I could go on and on and share so many stories about how addiction has affected my life—the incarceration, suicide, overdoses and homelessness, and much more, but instead I want to spend this time helping you understand there is really nothing you can do until your loved one is ready to get the help they need.
It’s time for you to rest. Rest in Him. God. The creator of the heaven and earth, who loves your loved one more than you do.
This is not your weight to carry
Addiction is no respecter of person. It doesn’t care what type of background you have, what degree you carry, or if you had praying parents. It affects so many people today in so many ways. Addiction comes to kill, steal and destroy and it will never make sense.
Even so, God wants you to have perfect peace in the midst of your loved ones battle. He wants you to know and feel His love as you place them in the palm of His hand.
How to keep yourself in perfect peace
Here are 3 simple steps to help you find the rest and peace you long for:
- Set Boundaries – What is a boundary and why do we put them in place? A boundary is not a wall, it’s something we set up to keep things out of our life that don’t line up with our values. It may take time to figure out what your boundaries are as you slip back and forth. Be patient with yourself as you learn how to put these new boundaries in place. A boundary doesn’t mean you don’t love the person who is struggling. It is just a tool to protect your heart from getting weary.

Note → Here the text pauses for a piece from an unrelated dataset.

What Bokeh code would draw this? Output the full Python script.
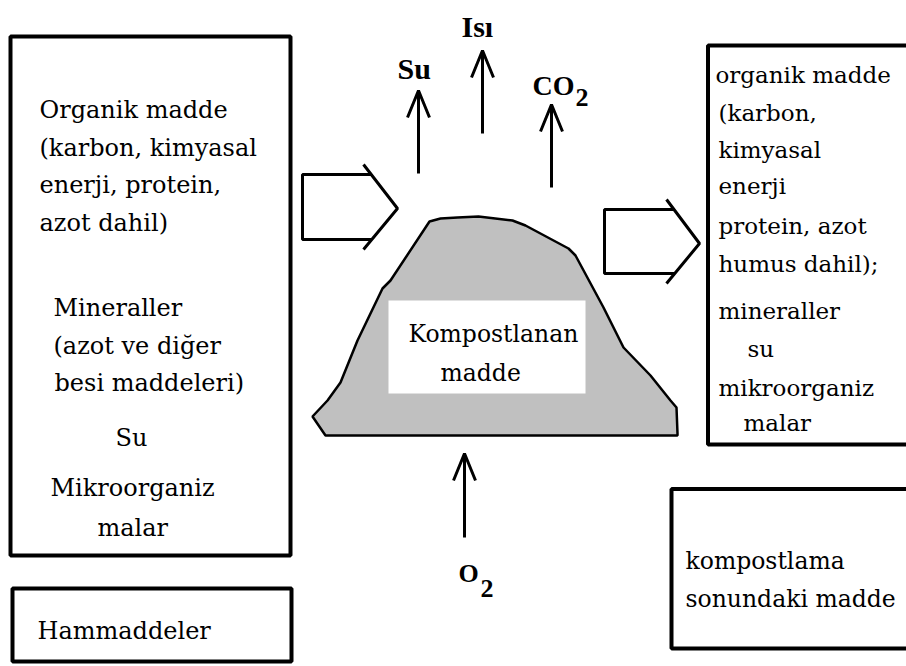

- Pray– Prayer is a powerful tool that God has given to use. It helps us to release our loved one and their decisions into the care of God’s hands. If you are not sure what to pray, look up prayers on the internet in regards to addiction and protection for your loved one. Ask God for a verse that you could personalize and pray.
- Surrender– What does surrender really mean? It’s getting to a place of fully believing that God is who He says He is and understanding that He loves your loved one more than you do and knows what’s best for them.
Scriptures to help you on this journey:
- Proverbs 3:5-7 Ask God what you should do
- Jeremiah 17: 5-8 Put your hope in God
- 2 Timothy 1:7 Fear is not of God. He wants us to live with peace.
I wish I could tie up this post with a pretty bow and tell you everything is going to work out the way you’re hoping it will. It’s lonely, I know, but if you look closely, you’ll find traces of His fingerprints in the midst of the mess. He’s there and He’s good.
Paula Jauch is a motivational speaker and writer dedicated to helping others break free from life-controlling situations such as, eating disorders, self-harm, self-hate, drug and alcohol addictions, unplanned pregnancy, depression, anxiety, and sexual abuse. She loves encouraging her audience to live a life of freedom in Christ. She is in the process of writing her first book about her own healing and recovery process to offer hope to the hurting.
Paula speaks and shares her story with women’s groups, medical professionals, pastoral staff, counselors, Teen Mops, Mops, Crisis Pregnancy Center, Juvenile Detention Centers, at-risk schools, and recovery programs.
She enjoys being active, spending time with her family, and traveling. She is a happily married mother of four and a proud Nana. Paula currently lives in West Michigan.